Case 2.2. \(T_l \not \subseteq L(G_{l-1})\) for some \(l \ge i\). Then we are in Case 1 at the earliest stage \(l \ge i\) when this happens.

Theorem 8

Suppose that \(G_* = (N_*,\varSigma ,P_*,S)\) is a context-free grammar with the \(\varGamma \)-closure property such that if \(B \rightarrow w_0 \, B_1 \, w_1 \, \dots , \, B_n \, w_n\) is a production in \(P_*\), then \(n \le r\) and \(|w_j| \le s\ (0 \le j \le n)\). Let \(L_* = L(G_*)\). Given a positive presentation of \(L_*\) and the membership oracle for \(L_*\), Algorithm 3 converges to a grammar for \(L_*\) with the \(\varGamma \)-closure property.

Let us close by stating a data efficiency property of Algorithm 3 in the style of (d\('\)). Let D be the subset of \(L_*\) with the least cardinality such that \(Q_* \subseteq \text {Con}(D)\). Then \(|D| \le |Q_*| \le k |N_*|\), but there may be strings in D whose length is exponential in the representation size of \(G_*\). Suppose \(D \subseteq T_i = \{ t_1,\dots ,t_i \}\).

Case 1. If \(T_i \not \subseteq L(G_{i-1})\), then the size of \(J_i = \text {Con}(T_i)\) is polynomial in the total lengths of the strings in \(T_i\). We need additional positive examples to make the set of nonterminals postulated by the learner equal \(\mathcal {E}_k(Q^{r,s}(J_i,\text {Sub}(L_*)),\varGamma )\). We need at most \(|J_i| \atopwithdelims ()2\) such positive examples. We also need positive examples to eliminate any productions that are not valid in the sense of (3). The number of such productions is at most polynomial in \(|J_i|\). We can combine these two types of positive examples and present them in any order, interspersed with other positive examples, to force the learner to stabilize on a correct grammar.
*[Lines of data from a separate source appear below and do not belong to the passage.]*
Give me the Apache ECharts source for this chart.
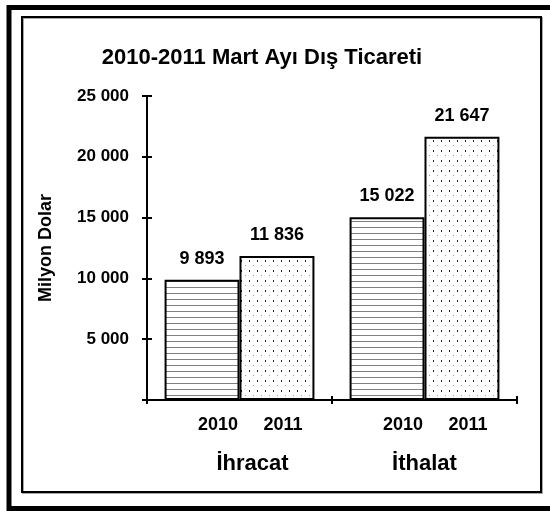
<!DOCTYPE html>
<html>
<head>
<meta charset="utf-8">
<script src="https://cdn.jsdelivr.net/npm/echarts@6/dist/echarts.min.js"></script>
<style>
  html, body { margin: 0; padding: 0; background: #fff; overflow: hidden; }
  #chart { width: 550px; height: 511px; }
</style>
</head>
<body>
<div id="chart"></div>
<script>
const categories = ['İhracat', 'İthalat'];
const years = ['2010', '2011'];
const values2010 = [9893, 15022];
const values2011 = [11836, 21647];
const yMax = 25000;
const yStep = 5000;

const FONT = '"Liberation Sans", Arial, sans-serif';
const fmt = v => String(v).replace(/\B(?=(\d{3})+(?!\d))/g, ' ');

// fill patterns: grey horizontal lines for 2010, dots for 2011
function hatch() {
  const c = document.createElement('canvas');
  c.width = 8; c.height = 6;
  const g = c.getContext('2d');
  g.fillStyle = '#fff'; g.fillRect(0, 0, 8, 6);
  g.fillStyle = '#808080'; g.fillRect(0, 5, 8, 1);
  return c;
}
function dots() {
  const c = document.createElement('canvas');
  c.width = 8; c.height = 10;
  const g = c.getContext('2d');
  g.fillStyle = '#fff'; g.fillRect(0, 0, 8, 10);
  g.fillStyle = '#222'; g.fillRect(1, 0, 1, 2);
  g.fillStyle = '#999'; g.fillRect(5, 5, 1, 1);
  return c;
}

// extra left padding (px) under each category for the two-line label
const catShift = [26, 0];

const chart = echarts.init(document.getElementById('chart'));

const barLabel = {
  show: true,
  position: 'top',
  distance: 12,
  color: '#000',
  fontFamily: FONT,
  fontWeight: 'bold',
  fontSize: 18,
  formatter: p => fmt(p.value)
};

const option = {
  animation: false,
  backgroundColor: '#fff',
  title: {
    text: '2010-2011 Mart Ayı Dış Ticareti',
    left: 257,
    textAlign: 'center',
    top: 42,
    textStyle: { fontFamily: FONT, fontWeight: 'bold', fontSize: 22, color: '#000' }
  },
  graphic: [
    { type: 'rect', shape: { x: 9, y: 7.5, width: 580, height: 501 },
      style: { fill: 'none', stroke: '#000', lineWidth: 5 }, silent: true },
    { type: 'rect', shape: { x: 22, y: 17, width: 519, height: 475 },
      style: { fill: 'none', stroke: '#000', lineWidth: 2,
               shadowColor: 'rgba(0,0,0,0.35)', shadowOffsetX: 1, shadowOffsetY: 1 }, silent: true }
  ],
  grid: { left: 147, right: 33, top: 96, bottom: 111, containLabel: false },
  xAxis: [
    {
      type: 'category',
      data: categories,
      position: 'bottom',
      axisLine: { lineStyle: { color: '#000', width: 2 } },
      axisTick: { show: true, length: 4, lineStyle: { color: '#000', width: 2 } },
      axisLabel: {
        margin: 10,
        interval: 0,
        formatter: (v, i) =>
          '{s|}{y|' + years[0] + '}{y|' + years[1] + '}\n' +
          (catShift[i] ? '{sp' + i + '|}' : '') + '{c|' + v + '}',
        rich: {
          s: { width: 22, lineHeight: 30 },
          y: { width: 65, align: 'center', lineHeight: 30, fontFamily: FONT, fontWeight: 'bold', fontSize: 18, color: '#000' },
          sp0: { width: 26, lineHeight: 47 },
          c: { align: 'center', lineHeight: 47, fontFamily: FONT, fontWeight: 'bold', fontSize: 22, color: '#000' }
        }
      }
    },
    {
      type: 'category',
      data: categories,
      position: 'bottom',
      offset: 0,
      axisLine: { show: false },
      axisTick: { show: true, inside: true, length: 4, lineStyle: { color: '#000', width: 2 } },
      axisLabel: { show: false }
    }
  ],
  yAxis: [
    {
      type: 'value',
      min: 0,
      max: yMax,
      interval: yStep,
      position: 'left',
      name: 'Milyon Dolar',
      nameLocation: 'middle',
      nameGap: 92,
      nameRotate: 90,
      nameTextStyle: { fontFamily: FONT, fontWeight: 'bold', fontSize: 18, color: '#000' },
      axisLine: { show: true, lineStyle: { color: '#000', width: 2 } },
      axisTick: { show: true, length: 5, lineStyle: { color: '#000', width: 2 } },
      axisLabel: {
        margin: 18,
        color: '#000',
        fontFamily: FONT,
        fontWeight: 'bold',
        fontSize: 17,
        formatter: v => (v === 0 ? '' : fmt(v))
      },
      splitLine: { show: false }
    },
    {
      type: 'value',
      min: 0,
      max: yMax,
      interval: yStep,
      position: 'left',
      offset: 0,
      axisLine: { show: false },
      axisTick: { show: true, inside: true, length: 5, lineStyle: { color: '#000', width: 2 } },
      axisLabel: { show: false },
      splitLine: { show: false }
    }
  ],
  series: [
    {
      name: years[0],
      type: 'bar',
      data: values2010,
      barGap: 0,
      barCategoryGap: '19%',
      itemStyle: { color: { image: hatch(), repeat: 'repeat' }, borderColor: '#000', borderWidth: 2 },
      label: barLabel
    },
    {
      name: years[1],
      type: 'bar',
      data: values2011,
      barGap: 0,
      barCategoryGap: '19%',
      itemStyle: { color: { image: dots(), repeat: 'repeat' }, borderColor: '#000', borderWidth: 2 },
      label: barLabel
    }
  ]
};

chart.setOption(option);
</script>
</body>
</html>
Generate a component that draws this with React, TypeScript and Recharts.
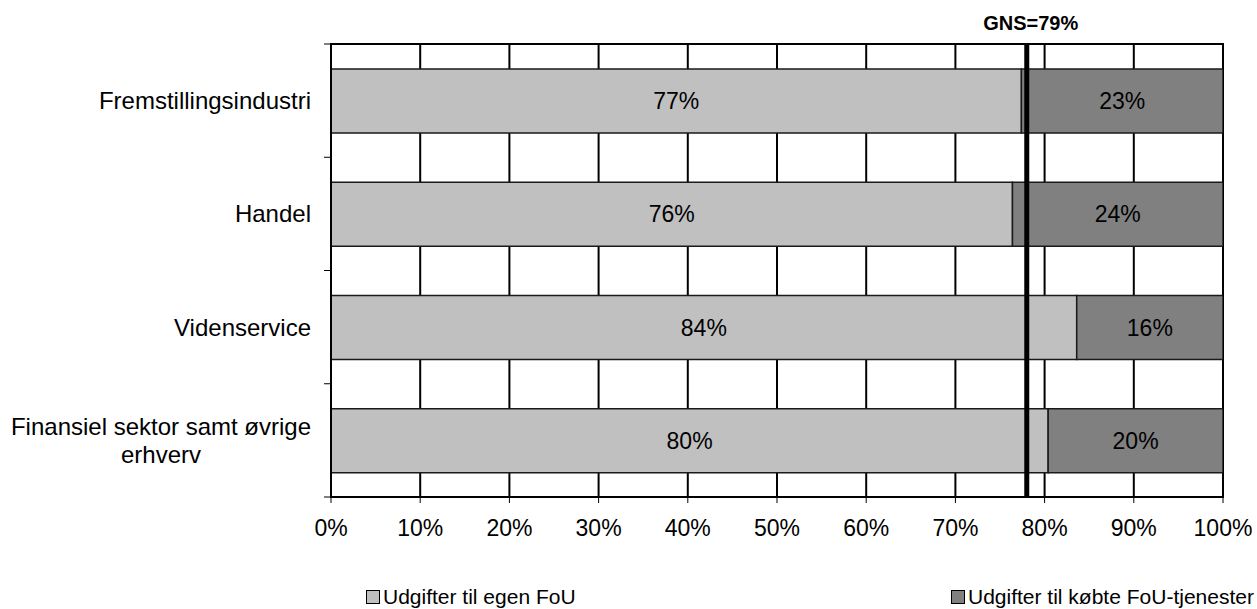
import {
  BarChart,
  Bar,
  XAxis,
  YAxis,
  CartesianGrid,
  ReferenceLine,
  ReferenceArea,
  LabelList,
  Legend,
} from "recharts";

document.body.style.margin = "0";

const categories = [
  "Fremstillingsindustri",
  "Handel",
  "Videnservice",
  "Finansiel sektor samt øvrige erhverv",
];
const egenFoU = [77.4, 76.4, 83.6, 80.4];
const koebteFoU = [22.6, 23.6, 16.4, 19.6];
const xTicks = [0, 10, 20, 30, 40, 50, 60, 70, 80, 90, 100];
const gnsPosition = 78;
const gnsLabel = "GNS=79%";

const chartData = categories.map((name, i) => ({
  name,
  egen: egenFoU[i],
  koebt: koebteFoU[i],
}));

const FONT = "'Liberation Sans', Arial, sans-serif";

// split long category names into lines of max ~28 chars
const wrap = (text: string, max = 28) => {
  const lines: string[] = [];
  let cur = "";
  text.split(" ").forEach((w) => {
    const next = cur ? cur + " " + w : w;
    if (next.length > max && cur) {
      lines.push(cur);
      cur = w;
    } else {
      cur = next;
    }
  });
  if (cur) lines.push(cur);
  return lines;
};

const CategoryTick = (props: any) => {
  const { x, y, payload, index, visibleTicksCount } = props;
  const lines = wrap(String(payload.value));
  const lineHeight = 28;
  const multi = lines.length > 1;
  const axisX = x + 20; // tickSize + tickMargin
  const half = payload.offset || 0;
  return (
    <g>
      {/* Excel style tick marks between categories */}
      <line x1={axisX - 7} x2={axisX} y1={y - half} y2={y - half} stroke="#000" />
      {index === visibleTicksCount - 1 && (
        <line x1={axisX - 7} x2={axisX} y1={y + half} y2={y + half} stroke="#000" />
      )}
      {lines.map((line, i) => (
        <text
          key={i}
          x={multi ? x - 150 : x}
          y={y + (i - (lines.length - 1) / 2) * lineHeight}
          dy="0.35em"
          textAnchor={multi ? "middle" : "end"}
          fontSize={24}
          fontFamily={FONT}
          fill="#000"
        >
          {line}
        </text>
      ))}
    </g>
  );
};

const LegendContent = (props: any) => {
  const { payload } = props;
  return (
    <div
      style={{
        display: "flex",
        fontFamily: FONT,
        fontSize: 21,
        color: "#000",
        whiteSpace: "nowrap",
        lineHeight: "28px",
      }}
    >
      {(payload || []).map((entry: any, i: number) => (
        <div
          key={i}
          style={{
            display: "flex",
            alignItems: "center",
            flexShrink: 0,
            width: i === 0 ? 585 : "auto",
          }}
        >
          <span
            style={{
              display: "inline-block",
              width: 12,
              height: 12,
              background: entry.color,
              border: "1.5px solid #000",
              marginRight: 3,
            }}
          />
          <span>{entry.value}</span>
        </div>
      ))}
    </div>
  );
};

export default function App() {
  return (
    <div style={{ width: 1257, height: 609, background: "#fff", fontFamily: FONT }}>
      <BarChart
        width={1257}
        height={609}
        data={chartData}
        layout="vertical"
        margin={{ top: 44, right: 34, bottom: 52, left: 0 }}
        barSize={64}
      >
        <CartesianGrid
          horizontal={false}
          vertical={true}
          stroke="#000"
          strokeWidth={2}
          strokeOpacity={1}
        />
        <XAxis
          type="number"
          domain={[0, 100]}
          ticks={xTicks}
          tickFormatter={(v) => `${v}%`}
          height={60}
          tick={{ fill: "#000", fontSize: 23, fontFamily: FONT }}
          tickSize={6}
          tickMargin={17}
          axisLine={{ stroke: "#000", strokeWidth: 2 }}
          tickLine={{ stroke: "#000", strokeWidth: 1 }}
          allowDataOverflow
        />
        <YAxis
          type="category"
          dataKey="name"
          width={331}
          tick={<CategoryTick />}
          tickLine={false}
          tickSize={6}
          tickMargin={14}
          axisLine={{ stroke: "#000", strokeWidth: 2 }}
        />
        <ReferenceArea
          x1={0}
          x2={100}
          fill="none"
          fillOpacity={0}
          stroke="#000"
          strokeWidth={2}
        />
        <Legend
          layout="horizontal"
          verticalAlign="middle"
          align="center"
          wrapperStyle={{ top: 583, left: 366, width: 891 }}
          content={<LegendContent />}
        />
        <Bar
          dataKey="egen"
          stackId="a"
          name="Udgifter til egen FoU"
          fill="#C0C0C0"
          stroke="#1a1a1a"
          strokeWidth={1.5}
          isAnimationActive={false}
        >
          <LabelList
            dataKey="egen"
            position="center"
            formatter={(v: any) => `${Math.round(Number(v))}%`}
            fill="#000"
            fontSize={23}
            fontFamily={FONT}
          />
        </Bar>
        <Bar
          dataKey="koebt"
          stackId="a"
          name="Udgifter til købte FoU-tjenester"
          fill="#808080"
          stroke="#1a1a1a"
          strokeWidth={1.5}
          isAnimationActive={false}
        >
          <LabelList
            dataKey="koebt"
            position="center"
            formatter={(v: any) => `${Math.round(Number(v))}%`}
            fill="#000"
            fontSize={23}
            fontFamily={FONT}
          />
        </Bar>
        <ReferenceLine
          x={gnsPosition}
          stroke="#000"
          strokeWidth={5}
          ifOverflow="extendDomain"
          label={{
            value: gnsLabel,
            position: "top",
            offset: 14,
            dx: 4,
            fill: "#000",
            fontSize: 20,
            fontWeight: "bold",
            fontFamily: FONT,
          }}
        />
      </BarChart>
    </div>
  );
}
Case 2. \(T_i \subseteq L(G_{i-1})\). Then \(J_i\) may be a proper subset of \(\text {Con}(T_i)\). As soon as we have \(T_l \not \subseteq L(G_{l-1})\) (\(i \le l\)), we will be in Case 1. Until this happens, polynomially many positive examples (in the size of \(J_i\)) suffice to make the set of nonterminals postulated by the learner equal \(\mathcal {E}_k(Q^{r,s}(J_i,\text {Sub}(L_*)),\varGamma )\) and to eliminate all invalid productions formed with these nonterminals. When \(T_l\) (\(l \ge i\)) contains these positive examples and we are still in Case 2, we have two possibilities.

Case 2.1. \(L_* \subseteq L(G_l)\). In this case, \(G_l\) has already stabilized.
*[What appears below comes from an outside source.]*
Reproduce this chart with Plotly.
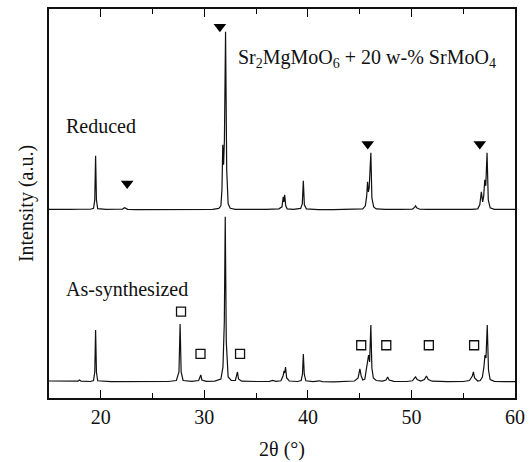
import plotly.graph_objects as go

# ---- data (2theta in degrees, intensity in arbitrary units above each baseline) ----
reduced_x = [15.0, 16.0, 17.0, 18.0, 19.0,
             19.3, 19.42, 19.5, 19.58, 19.7,
             20.5, 21.5, 22.1, 22.3, 22.45, 22.6, 23.5, 25.0, 26.5, 28.0, 29.5, 30.8,
             31.4, 31.6, 31.7, 31.78, 31.86, 31.94, 32.05, 32.16, 32.3, 32.5, 33.0,
             34.5, 36.0,
             37.2, 37.5, 37.62, 37.68, 37.76, 37.86, 38.0,
             38.6, 39.3, 39.46, 39.56, 39.66, 39.85,
             41.0, 42.5, 44.0,
             45.3, 45.55, 45.68, 45.76, 45.84, 45.92, 46.0, 46.08, 46.18, 46.35, 46.6,
             47.5, 49.0,
             50.1, 50.3, 50.4, 50.5, 50.8,
             51.5, 53.0, 54.5, 55.8,
             56.4, 56.6, 56.75, 56.88, 56.98, 57.08, 57.18, 57.3, 57.42, 57.6, 58.0,
             59.0, 60.0]
reduced_y = [0.5, 0.8, 0.4, 0.6, 0.6,
             1.5, 10.0, 54.0, 10.0, 1.2,
             0.5, 0.6, 0.8, 2.2, 0.9, 0.5, 0.3, 0.2, 0.3, 0.2, 0.3, 0.5,
             1.5, 4.0, 20.0, 65.0, 45.0, 70.0, 178.0, 40.0, 6.0, 1.5, 0.4,
             0.3, 0.5,
             1.0, 3.0, 13.0, 8.0, 15.0, 4.0, 1.0,
             0.5, 1.5, 6.0, 29.0, 5.0, 1.0,
             0.3, 0.3, 0.5,
             1.0, 4.0, 14.0, 28.0, 18.0, 22.0, 35.0, 57.0, 12.0, 3.0, 1.0,
             0.4, 0.4,
             0.8, 2.5, 4.0, 2.0, 0.6,
             0.4, 0.3, 0.4, 0.5,
             1.0, 5.0, 18.0, 8.0, 14.0, 30.0, 24.0, 57.0, 10.0, 2.0, 0.5,
             0.4, 0.4]

assyn_x = [15.0, 16.0, 17.0, 17.8, 17.95, 18.1, 19.0,
           19.3, 19.42, 19.5, 19.58, 19.7,
           21.0, 23.0, 25.0, 26.5,
           27.3, 27.55, 27.66, 27.76, 27.95,
           28.8, 29.45, 29.58, 29.66, 29.76, 30.2,
           31.0, 31.6, 31.8, 31.93, 32.02, 32.12, 32.3, 32.6,
           33.0, 33.12, 33.2, 33.3, 33.6,
           35.0, 36.3, 36.6, 36.9,
           37.4, 37.6, 37.7, 37.76, 37.84, 37.95, 38.2,
           39.0, 39.35, 39.48, 39.56, 39.65, 39.8,
           40.5, 41.1, 41.4, 42.5, 43.6, 43.9,
           44.5, 44.85, 45.02, 45.15, 45.3,
           45.5, 45.7, 45.86, 45.96, 46.08, 46.18, 46.32, 46.6,
           47.2, 47.55, 47.7, 47.85, 48.3,
           49.5, 50.1, 50.3, 50.4, 50.55, 50.9,
           51.25, 51.45, 51.62, 52.0,
           53.5, 55.0, 55.6, 55.88, 55.98, 56.1, 56.4,
           56.65, 56.85, 57.0, 57.1, 57.2, 57.32, 57.44, 57.6, 58.0,
           59.0, 60.0]
assyn_y = [1.0, 0.8, 0.6, 0.8, 2.0, 0.8, 0.5,
           1.5, 10.0, 52.0, 10.0, 1.2,
           0.4, 0.5, 0.3, 0.5,
           1.5, 10.0, 58.0, 10.0, 1.5,
           0.6, 1.5, 5.0, 7.0, 2.0, 0.6,
           0.8, 3.0, 15.0, 60.0, 165.0, 40.0, 5.0, 1.5,
           1.5, 6.0, 10.0, 3.0, 0.8,
           0.5, 0.6, 1.5, 0.6,
           1.2, 6.0, 11.0, 9.0, 15.0, 4.0, 1.0,
           0.5, 1.5, 8.0, 28.0, 8.0, 1.2,
           0.3, 1.2, 0.3, 0.2, 0.4, 1.2,
           1.0, 4.0, 13.0, 6.0, 2.0,
           3.0, 15.0, 27.0, 20.0, 57.0, 14.0, 4.0, 1.5,
           0.8, 2.0, 5.0, 2.0, 0.6,
           0.5, 1.2, 4.0, 5.0, 2.5, 1.0,
           2.5, 6.0, 2.5, 0.8,
           0.4, 0.5, 1.5, 6.0, 10.0, 4.0, 1.0,
           1.5, 5.0, 15.0, 27.0, 24.0, 57.0, 12.0, 2.5, 0.6,
           0.4, 0.4]

assyn_offset = 16.0
reduced_offset = 188.0

# phase markers: filled triangles (Sr2MgMoO6 reflections), open squares (SrMoO4)
triangle_x = [22.55, 31.5, 45.78, 56.6]
triangle_y = [214.4, 371.0, 253.7, 253.7]
square_x = [27.75, 29.63, 33.45, 45.15, 47.57, 51.68, 56.05]
square_y = [86.4, 44.0, 44.0, 52.7, 52.7, 52.7, 52.7]

x_ticks = [20, 30, 40, 50, 60]
x_minor_ticks = [25, 35, 45, 55]
x_range = [15, 60]
y_range = [0, 388.7]

assert len(reduced_x) == len(reduced_y)
assert len(assyn_x) == len(assyn_y)

FONT = "Liberation Serif"
INK = "#111111"

fig = go.Figure()
fig.add_trace(go.Scatter(x=assyn_x, y=[v + assyn_offset for v in assyn_y],
                         mode="lines", line=dict(color=INK, width=1.2),
                         name="As-synthesized", showlegend=False))
fig.add_trace(go.Scatter(x=reduced_x, y=[v + reduced_offset for v in reduced_y],
                         mode="lines", line=dict(color=INK, width=1.2),
                         name="Reduced", showlegend=False))
fig.add_trace(go.Scatter(x=triangle_x, y=triangle_y, mode="markers",
                         marker=dict(symbol="triangle-down", size=11, color="black"),
                         showlegend=False))
# squares are drawn against the top (mirror) x axis, which shares the bottom range
fig.add_trace(go.Scatter(x=square_x, y=square_y, mode="markers", xaxis="x2",
                         marker=dict(symbol="square-open", size=9, color=INK,
                                     line=dict(width=1.3)),
                         showlegend=False))

fig.add_annotation(x=16.4, y=271.7, xref="x", yref="y", text="Reduced",
                   showarrow=False, xanchor="left", yanchor="middle",
                   font=dict(family=FONT, size=20, color=INK))
fig.add_annotation(x=16.4, y=108.4, xref="x", yref="y", text="As-synthesized",
                   showarrow=False, xanchor="left", yanchor="middle",
                   font=dict(family=FONT, size=20, color=INK))
fig.add_annotation(x=33.1, y=339.7, xref="x", yref="y",
                   text="Sr<sub>2</sub>MgMoO<sub>6</sub> + 20 w-% SrMoO<sub>4</sub>",
                   showarrow=False, xanchor="left", yanchor="middle",
                   font=dict(family=FONT, size=20, color=INK))

tick_style = dict(ticks="inside", ticklen=8, tickwidth=1.4, tickcolor="black",
                  showgrid=False, zeroline=False,
                  minor=dict(tickvals=x_minor_ticks, ticks="inside", ticklen=5,
                             tickwidth=1.4, tickcolor="black", showgrid=False))

fig.update_layout(
    width=532, height=462,
    margin=dict(l=49, r=17, t=9, b=64, autoexpand=False),
    paper_bgcolor="white", plot_bgcolor="white",
    font=dict(family=FONT, size=20, color=INK),
    xaxis=dict(range=x_range, tickvals=x_ticks, showline=True, linecolor=INK,
               linewidth=1.5, mirror=False,
               tickfont=dict(family=FONT, size=20, color=INK),
               title=dict(text="2θ (°)", font=dict(family=FONT, size=20, color=INK),
                          standoff=15),
               **tick_style),
    xaxis2=dict(range=x_range, tickvals=x_ticks, overlaying="x", side="top",
                anchor="y", showticklabels=False, showline=True, linecolor=INK,
                linewidth=1.5, **tick_style),
    yaxis=dict(range=y_range, showticklabels=False, ticks="", showline=True,
               linecolor=INK, linewidth=1.5, mirror=True, showgrid=False,
               zeroline=False,
               title=dict(text="Intensity (a.u.)",
                          font=dict(family=FONT, size=20, color=INK), standoff=8)),
)

fig.write_html("out.html", config={"displayModeBar": False},
               post_script="document.body.style.margin='0';document.body.style.padding='0';")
Case 2.2. \(L_* \not \subseteq L(G_l)\). Then any positive example not in \(L(G_l)\) puts us in Case 1.

Summarizing, all we seem to be able to say about Algorithm 3 is that it satisfies the following complex property:

(d\(\dagger '\)):

There exists a finite subset D of \(L_*\) whose cardinality is bounded by a polynomial in the representation size of \(G_*\) such that

  • whenever \(D \subseteq \{ t_1,\dots ,t_i \} \subseteq L_*\), one can find a finite subset \(D'\) of \(L_*\), depending on \((t_1,\dots ,t_i)\), whose cardinality is polynomial in the total lengths of the strings in \(\{ t_1,\dots ,t_i \}\) such that

    • whenever \(D' \subseteq \{ t_{i+1},\dots ,t_k \} \subseteq L_*\), one can find a string \(t \in L_*\), depending on \((t_1,\dots ,t_k)\), such that

      • * whenever \(t \in \{ t_{k+1},\dots ,t_l \} \subseteq L_*\), one can find a finite subset \(D''\) of \(L_*\), depending on \((t_1,\dots ,t_l)\), whose cardinality is polynomial in the total lengths of the strings in \(\{ t_1,\dots ,t_l \}\) such that

        • \(\cdot \) whenever \(D'' \subseteq \{ t_{l+1},\dots ,t_m \} \subseteq L_*\), the output \(G_m\) of Algorithm 3 is constant and is a correct grammar for \(L_*\).